:: Task description ::
Of the lines in this material, how many contain "chart"? Answer with a single number only.

:: Available records ::
☆ ☆ ☆ ☆ ☆

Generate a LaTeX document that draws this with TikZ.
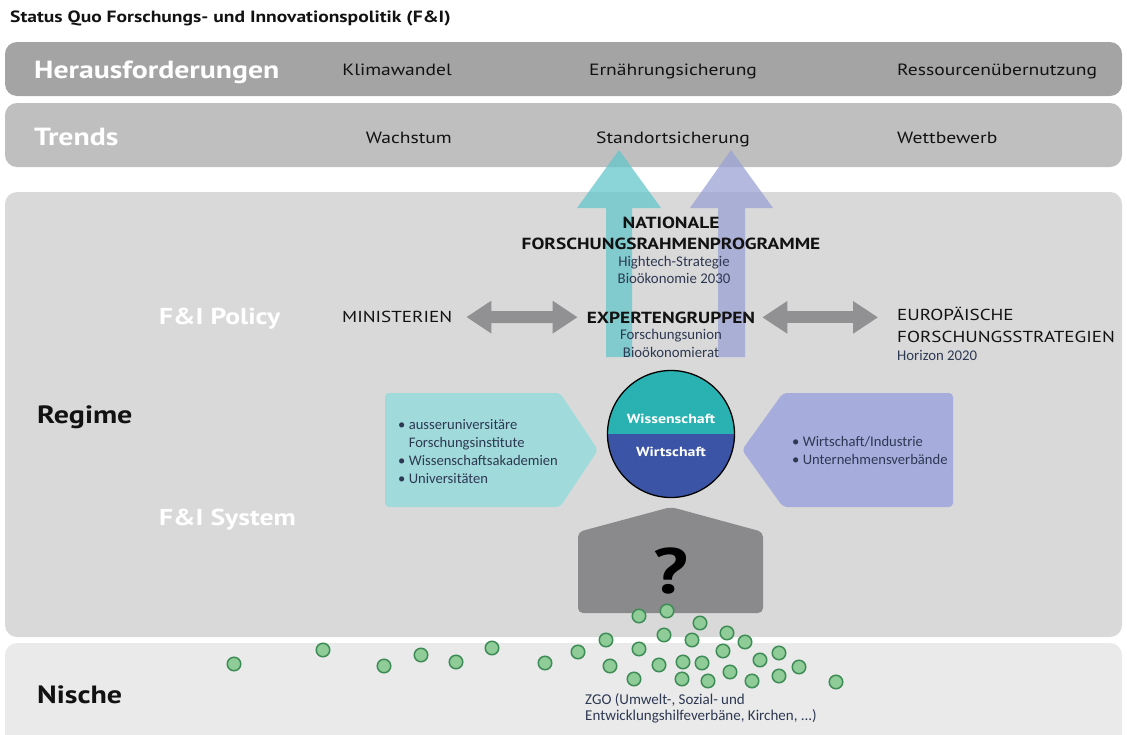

☆ ☆ ☆ ☆ ☆

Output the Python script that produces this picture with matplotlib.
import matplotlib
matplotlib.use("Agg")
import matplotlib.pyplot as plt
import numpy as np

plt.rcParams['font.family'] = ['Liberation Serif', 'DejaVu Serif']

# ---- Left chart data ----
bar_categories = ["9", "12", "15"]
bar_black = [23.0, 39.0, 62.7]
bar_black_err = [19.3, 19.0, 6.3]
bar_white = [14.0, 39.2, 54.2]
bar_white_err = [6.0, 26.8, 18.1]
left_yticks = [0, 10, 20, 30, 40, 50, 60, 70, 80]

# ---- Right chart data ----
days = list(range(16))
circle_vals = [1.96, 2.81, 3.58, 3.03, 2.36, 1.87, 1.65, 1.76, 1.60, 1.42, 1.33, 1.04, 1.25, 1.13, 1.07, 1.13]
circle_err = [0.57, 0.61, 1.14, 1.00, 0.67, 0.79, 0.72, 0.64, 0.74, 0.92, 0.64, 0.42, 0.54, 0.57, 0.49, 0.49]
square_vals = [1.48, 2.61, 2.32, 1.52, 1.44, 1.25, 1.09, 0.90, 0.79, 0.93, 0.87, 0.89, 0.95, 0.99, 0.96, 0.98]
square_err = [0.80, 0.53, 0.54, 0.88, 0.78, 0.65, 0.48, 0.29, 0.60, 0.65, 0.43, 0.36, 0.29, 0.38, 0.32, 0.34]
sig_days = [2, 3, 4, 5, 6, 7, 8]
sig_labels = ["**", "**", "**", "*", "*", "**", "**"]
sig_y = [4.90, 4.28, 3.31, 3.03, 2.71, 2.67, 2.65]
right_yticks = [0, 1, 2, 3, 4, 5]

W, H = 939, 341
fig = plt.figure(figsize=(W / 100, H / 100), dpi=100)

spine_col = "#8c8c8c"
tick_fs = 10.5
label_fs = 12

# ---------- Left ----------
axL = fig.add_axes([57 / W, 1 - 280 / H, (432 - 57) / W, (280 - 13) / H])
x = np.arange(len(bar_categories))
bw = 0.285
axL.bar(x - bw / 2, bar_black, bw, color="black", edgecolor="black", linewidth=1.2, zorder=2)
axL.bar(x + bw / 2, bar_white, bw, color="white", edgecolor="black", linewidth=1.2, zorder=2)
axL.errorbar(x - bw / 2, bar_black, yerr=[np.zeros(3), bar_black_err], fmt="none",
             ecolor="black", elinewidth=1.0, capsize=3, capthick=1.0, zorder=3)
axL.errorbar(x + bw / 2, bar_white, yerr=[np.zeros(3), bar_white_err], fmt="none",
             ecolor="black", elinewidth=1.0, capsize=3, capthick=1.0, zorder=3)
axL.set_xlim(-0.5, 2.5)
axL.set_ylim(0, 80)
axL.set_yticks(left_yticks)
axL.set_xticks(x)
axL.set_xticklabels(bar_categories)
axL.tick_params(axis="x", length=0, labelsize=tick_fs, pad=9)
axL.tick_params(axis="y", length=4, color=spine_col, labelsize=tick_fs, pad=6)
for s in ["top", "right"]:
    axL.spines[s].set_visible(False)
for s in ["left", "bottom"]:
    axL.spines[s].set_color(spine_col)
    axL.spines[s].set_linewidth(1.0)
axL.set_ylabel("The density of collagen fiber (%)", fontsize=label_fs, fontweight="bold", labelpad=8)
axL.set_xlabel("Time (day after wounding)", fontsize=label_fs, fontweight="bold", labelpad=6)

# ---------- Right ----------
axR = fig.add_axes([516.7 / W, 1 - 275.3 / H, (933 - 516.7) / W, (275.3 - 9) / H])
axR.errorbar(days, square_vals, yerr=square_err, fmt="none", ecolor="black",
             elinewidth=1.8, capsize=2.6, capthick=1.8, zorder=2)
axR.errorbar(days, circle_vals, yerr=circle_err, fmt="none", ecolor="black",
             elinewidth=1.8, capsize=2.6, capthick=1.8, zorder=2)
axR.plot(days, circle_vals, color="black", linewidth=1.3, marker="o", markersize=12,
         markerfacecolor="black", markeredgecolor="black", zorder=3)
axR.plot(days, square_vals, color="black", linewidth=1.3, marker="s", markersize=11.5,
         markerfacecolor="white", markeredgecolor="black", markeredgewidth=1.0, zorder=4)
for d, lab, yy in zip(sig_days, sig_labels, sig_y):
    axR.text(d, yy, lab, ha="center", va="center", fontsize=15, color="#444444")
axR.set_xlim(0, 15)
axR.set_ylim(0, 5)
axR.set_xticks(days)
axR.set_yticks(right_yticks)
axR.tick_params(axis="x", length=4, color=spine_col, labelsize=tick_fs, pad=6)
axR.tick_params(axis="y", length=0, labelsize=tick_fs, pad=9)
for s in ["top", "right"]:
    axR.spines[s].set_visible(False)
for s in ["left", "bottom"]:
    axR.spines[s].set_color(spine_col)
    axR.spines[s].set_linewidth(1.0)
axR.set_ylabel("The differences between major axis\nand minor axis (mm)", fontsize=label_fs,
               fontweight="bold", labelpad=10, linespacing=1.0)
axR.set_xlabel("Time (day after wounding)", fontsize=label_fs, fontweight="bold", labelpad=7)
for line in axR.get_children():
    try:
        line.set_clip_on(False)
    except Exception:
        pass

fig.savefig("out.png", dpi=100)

☆ ☆ ☆ ☆ ☆

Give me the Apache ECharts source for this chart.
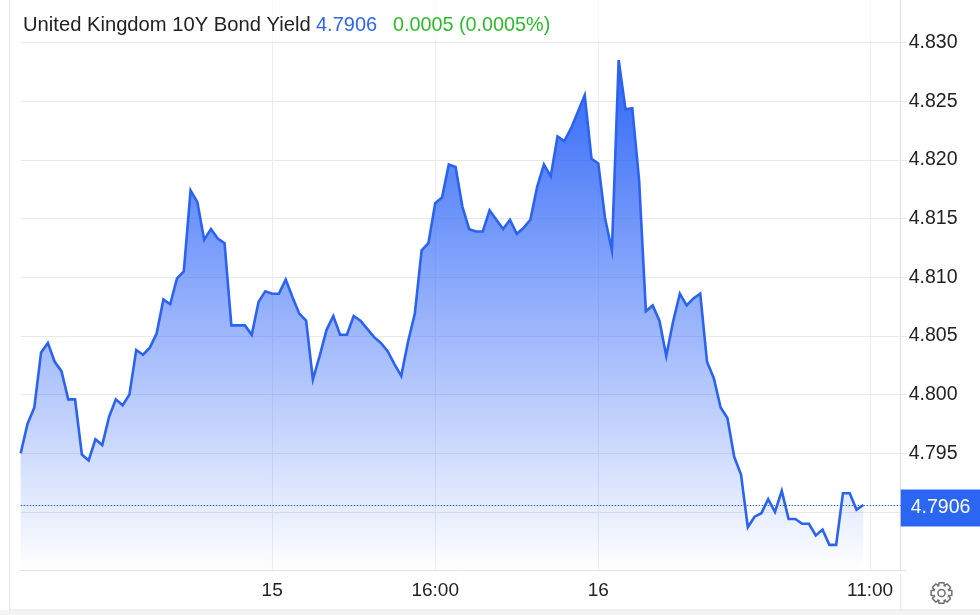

☆ ☆ ☆ ☆ ☆

:: Response to the exercise ::
3